I am not sure this is connected to what your talking about, (probably not). I doubt the magnitude matches, or I am unsure how the inside of a cavity could compare to a planet. However, you mentioned the wavelength getting longer near the narrow end but that the momentum would decrease. However in the PV concept the momentum increases because the mass increases at a more rapid rate than the velocity decreases while the light near the gravitational object red-shifts (slows in frequency via time slowing down or becoming heavier). I almost wanted to picture it as a sort of matter mist condensing on the photon. The idea in the PV concept is that light slows down near gravitational objects to give the gravitational lensing effect. However a local observer detects no change in the velocity of light.

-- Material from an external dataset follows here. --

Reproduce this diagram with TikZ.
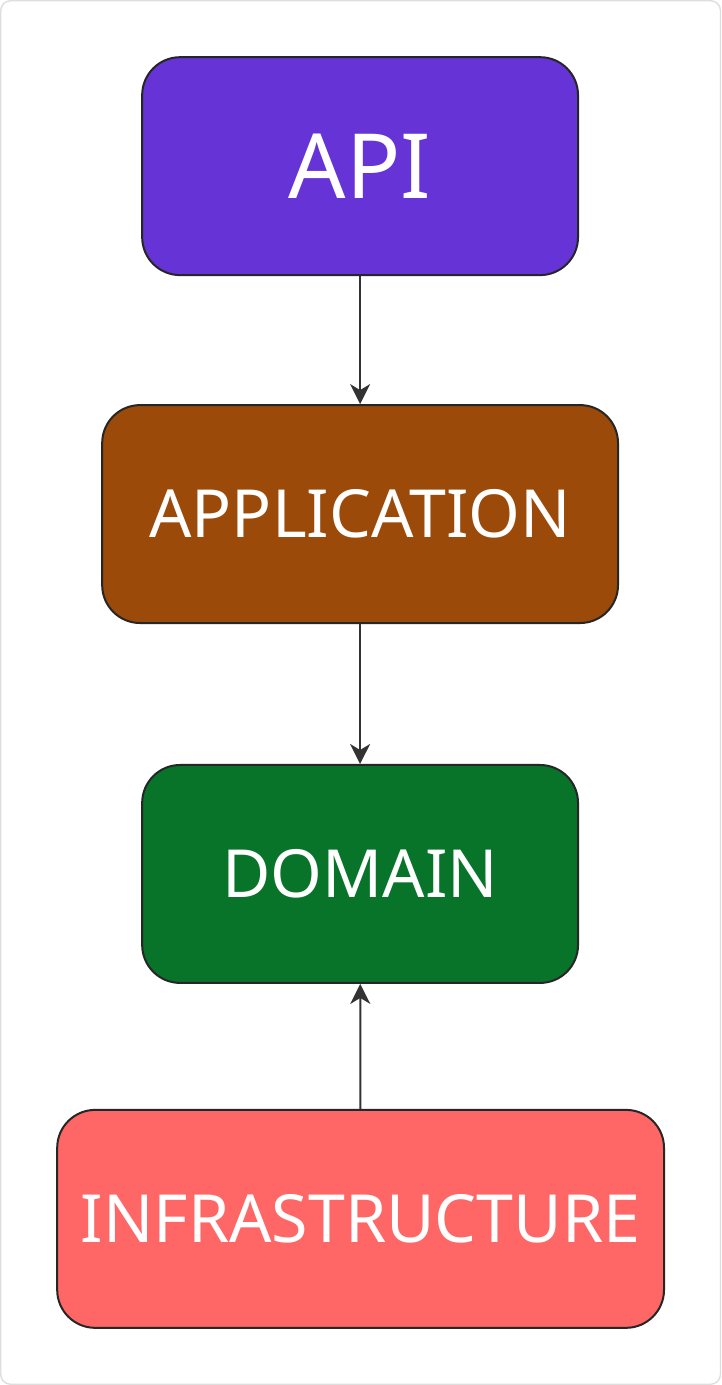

I think the details are in the paper.
it satisfies three of the four classical tests of relativistic gravitation (redshift, deflection of light, precession of the perihelion of Mercury) to within the limit of observational accuracy. However, as shown by Ibison (2003), it yields a different prediction for the inspiral of test particles due to gravitational radiation.
... In particular, this theory exhibits no frame-dragging effects. Also, the effect of gravitational radiation on test particles differs profoundly between scalar theories and tensor theories of gravitation such as general relativity. LIGO is not intended primarily as a test ruling out scalar theories, but is widely expected to do so as a side benefit once it detects unambiguous gravitational wave signals exhibiting the characteristics expected in general relativity.